STORED DATA:
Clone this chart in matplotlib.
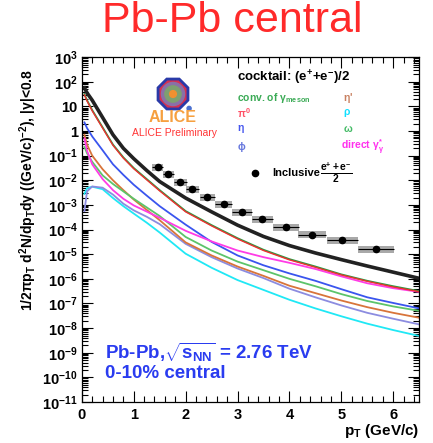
import numpy as np
import matplotlib.pyplot as plt
from matplotlib.patches import Rectangle, RegularPolygon, Circle
from matplotlib.ticker import FixedLocator, FixedFormatter, MultipleLocator

plt.rcParams['font.family'] = ['Liberation Sans', 'DejaVu Sans']
plt.rcParams['font.weight'] = 'bold'
plt.rcParams['mathtext.fontset'] = 'custom'
plt.rcParams['mathtext.rm'] = 'Liberation Sans:bold'
plt.rcParams['mathtext.it'] = 'Liberation Sans:bold:italic'
plt.rcParams['mathtext.bf'] = 'Liberation Sans:bold'
plt.rcParams['mathtext.default'] = 'rm'

# ------------------------------------------------------------------
# cocktail components, log10 of 1/(2 pi pT) d2N/dpTdy on a common pT grid
# ------------------------------------------------------------------
pt = [0.05, 0.1, 0.2, 0.4, 0.6, 0.8, 1.0, 1.25, 1.5, 2.0, 2.5, 3.0, 3.5,
      4.0, 4.5, 5.0, 5.5, 6.0, 6.5]

log_total = [1.75, 1.55, 1.25, 0.55, -0.15, -0.70, -1.12, -1.60, -2.05, -2.72,
             -3.28, -3.82, -4.28, -4.65, -4.95, -5.22, -5.48, -5.73, -5.98]
log_conv = [1.50, 1.25, 0.85, 0.15, -0.55, -1.07, -1.50, -1.95, -2.40, -3.25,
            -3.82, -4.35, -4.82, -5.20, -5.50, -5.82, -6.08, -6.30, -6.50]
log_pi0 = [1.47, 1.22, 0.82, 0.12, -0.58, -1.10, -1.53, -1.98, -2.43, -3.28,
           -3.85, -4.38, -4.85, -5.23, -5.53, -5.84, -6.10, -6.33, -6.52]
log_eta = [0.35, 0.12, -0.22, -0.78, -1.35, -1.78, -2.18, -2.62, -3.05, -3.80,
           -4.50, -5.05, -5.45, -5.78, -6.08, -6.42, -6.75, -6.98, -7.20]
log_direct = [-0.30, -0.80, -1.35, -1.95, -2.40, -2.75, -3.02, -3.27, -3.52, -4.05,
              -4.48, -4.85, -5.12, -5.35, -5.60, -5.90, -6.18, -6.38, -6.53]
log_omega = [-0.65, -0.90, -1.25, -1.80, -2.15, -2.45, -2.75, -3.10, -3.45, -4.30,
             -4.85, -5.30, -5.65, -6.00, -6.30, -6.62, -6.90, -7.12, -7.30]
log_etap = [-0.15, -0.55, -1.00, -1.55, -2.00, -2.40, -2.78, -3.20, -3.62, -4.52,
            -5.05, -5.50, -5.88, -6.28, -6.58, -6.88, -7.15, -7.38, -7.58]
log_phi = [-3.25, -2.45, -2.25, -2.30, -2.58, -2.95, -3.22, -3.48, -3.78, -4.58,
           -5.12, -5.58, -5.97, -6.40, -6.75, -7.08, -7.38, -7.62, -7.85]
log_rho = [-2.55, -2.32, -2.26, -2.36, -2.72, -3.05, -3.35, -3.72, -4.12, -4.98,
           -5.55, -6.05, -6.45, -6.85, -7.20, -7.52, -7.82, -8.08, -8.32]

# inclusive electrons, (e+ + e-)/2
incl_pt = [1.46, 1.67, 1.90, 2.13, 2.42, 2.73, 3.08, 3.48, 3.94, 4.44, 5.02, 5.67]
incl_halfwidth = [0.10, 0.11, 0.12, 0.12, 0.15, 0.16, 0.19, 0.21, 0.25, 0.27, 0.30, 0.35]
incl_y = [3.39e-2, 1.74e-2, 8.3e-3, 4.27e-3, 2.04e-3, 1.05e-3, 5.0e-4, 2.57e-4,
          1.23e-4, 6.3e-5, 3.6e-5, 1.58e-5]
incl_sys = [0.4] * 12

# ------------------------------------------------------------------
fig = plt.figure(figsize=(4.33, 4.43), dpi=100)
ax = fig.add_axes([0.189, 0.0926, 0.779, 0.7784])

curves = [
    (log_rho, '#20e8f5', 1.3),
    (log_phi, '#8c8ce0', 1.3),
    (log_etap, '#d8743a', 1.3),
    (log_omega, '#5cc46a', 1.3),
    (log_eta, '#3a55ee', 1.3),
    (log_direct, '#ff3ce6', 1.3),
    (log_conv, '#2a9a40', 1.3),
    (log_pi0, '#ee3030', 1.0),
    (log_total, '#222222', 2.6),
]
for vals, col, lw in curves:
    ax.plot(pt, 10.0 ** np.array(vals), color=col, lw=lw, solid_joinstyle='round')

# systematic boxes + points
for x, hw, y, s in zip(incl_pt, incl_halfwidth, incl_y, incl_sys):
    ax.add_patch(Rectangle((x - hw, y / (1 + s)), 2 * hw, y * (1 + s) - y / (1 + s),
                           facecolor='#9a9a9a', edgecolor='none', alpha=0.85, zorder=3))
ax.errorbar(incl_pt, incl_y, xerr=incl_halfwidth, fmt='o', color='black', ms=4.5,
            elinewidth=0.8, capsize=0, zorder=4)

ax.set_yscale('log')
ax.set_xlim(0, 6.5)
ax.set_ylim(1e-11, 1e3)

# ROOT-like ticks
exps = list(range(-11, 4))
labels = []
for e in exps:
    if e == 0:
        labels.append('1')
    elif e == 1:
        labels.append('10')
    else:
        labels.append(r'$10^{%d}$' % e)
ax.yaxis.set_major_locator(FixedLocator([10.0 ** e for e in exps]))
ax.yaxis.set_major_formatter(FixedFormatter(labels))
minor = [m * 10.0 ** e for e in range(-11, 3) for m in range(2, 10)]
ax.yaxis.set_minor_locator(FixedLocator(minor))
ax.xaxis.set_major_locator(MultipleLocator(1))
ax.xaxis.set_minor_locator(MultipleLocator(0.2))
ax.tick_params(which='both', direction='in', top=True, right=True, width=0.8)
ax.tick_params(which='major', length=8, labelsize=10.5, pad=4)
ax.tick_params(which='minor', length=4)
ax.tick_params(axis='y', pad=3)
for sp in ax.spines.values():
    sp.set_linewidth(0.9)

fig.text(0.882, 0.026, r'p$_{T}$ (GeV/c)', fontsize=11, ha='center', va='center')
fig.text(0.065, 0.571, r'1/2$\pi$p$_{T}$ d$^{2}$N/dp$_{T}$dy ((GeV/c)$^{-2}$), |y|<0.8',
         rotation=90, fontsize=10, ha='center', va='center')

fig.text(0.536, 0.952, 'Pb-Pb central', color='#ff2a2a', fontsize=31,
         fontweight='normal', ha='center', va='center')

# legend block
fig.text(0.547, 0.824, r'cocktail: (e$^{+}$+e$^{-}$)/2', fontsize=9.5, va='center')
legend_items = [
    (0.547, 0.779, r'conv. of $\gamma_{meson}$', '#3aaa55'),
    (0.792, 0.779, r"$\eta$'", '#c88060'),
    (0.547, 0.745, r'$\pi^{0}$', '#ff5066'),
    (0.792, 0.745, r'$\rho$', '#10e0ff'),
    (0.547, 0.708, r'$\eta$', '#4455ee'),
    (0.792, 0.708, r'$\omega$', '#44bb66'),
    (0.547, 0.668, r'$\phi$', '#6677dd'),
    (0.788, 0.668, r'direct $\gamma^{*}_{\gamma}$', '#ff30ee'),
]
for x, y, txt, col in legend_items:
    fig.text(x, y, txt, color=col, fontsize=7.5, va='center')

ax.plot([3.33], [1.9e-2], 'o', color='black', ms=4.5)
fig.text(0.628, 0.609, 'Inclusive', fontsize=8, va='center')
fig.text(0.738, 0.609, r'$\frac{e^{+}+e^{-}}{2}$', fontsize=10.5, va='center')

# collaboration logo
lax = fig.add_axes([(173 - 20) / 433, 1 - 111 / 443, 40 / 433, 34 / 443])
lax.set_xlim(-1.18, 1.18)
lax.set_ylim(-1.0, 1.0)
lax.set_aspect('equal')
lax.axis('off')
lax.add_patch(RegularPolygon((0, 0), 8, radius=1.0, orientation=np.pi / 8, color='#2a3aa8'))
lax.add_patch(RegularPolygon((0, 0), 8, radius=0.82, orientation=np.pi / 8, color='#d83050'))
lax.add_patch(Circle((0, 0), 0.68, color='#8a70a8'))
lax.add_patch(Circle((0, 0), 0.48, color='#7ea070'))
lax.add_patch(Circle((0, 0), 0.2, color='#f09030'))
lax.add_patch(Circle((0.95, -0.85), 0.12, color='#4a70d0'))
fig.text(173 / 433, 1 - 118 / 443, 'ALICE', color='#f6a040', fontsize=11.5,
         ha='center', va='center')
fig.text(175 / 433, 1 - 133 / 443, 'ALICE Preliminary', color='#ff3535', fontsize=7.5,
         fontweight='normal', ha='center', va='center')

# system label
fig.text(0.243, 1 - 352 / 443, r'Pb-Pb,$\sqrt{s_{NN}}$ = 2.76 TeV', color='#2a3cf0',
         fontsize=13.5, va='center')
fig.text(0.243, 1 - 374 / 443, '0-10% central', color='#2a3cf0', fontsize=13.5, va='center')

fig.savefig('out.png', dpi=100)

EXERCISE DETAILS:
Display every line of the listing that contains the string "matplotlib".

WORKED ANSWER:
Clone this chart in matplotlib.
import matplotlib.pyplot as plt
from matplotlib.patches import Rectangle, RegularPolygon, Circle
from matplotlib.ticker import FixedLocator, FixedFormatter, MultipleLocator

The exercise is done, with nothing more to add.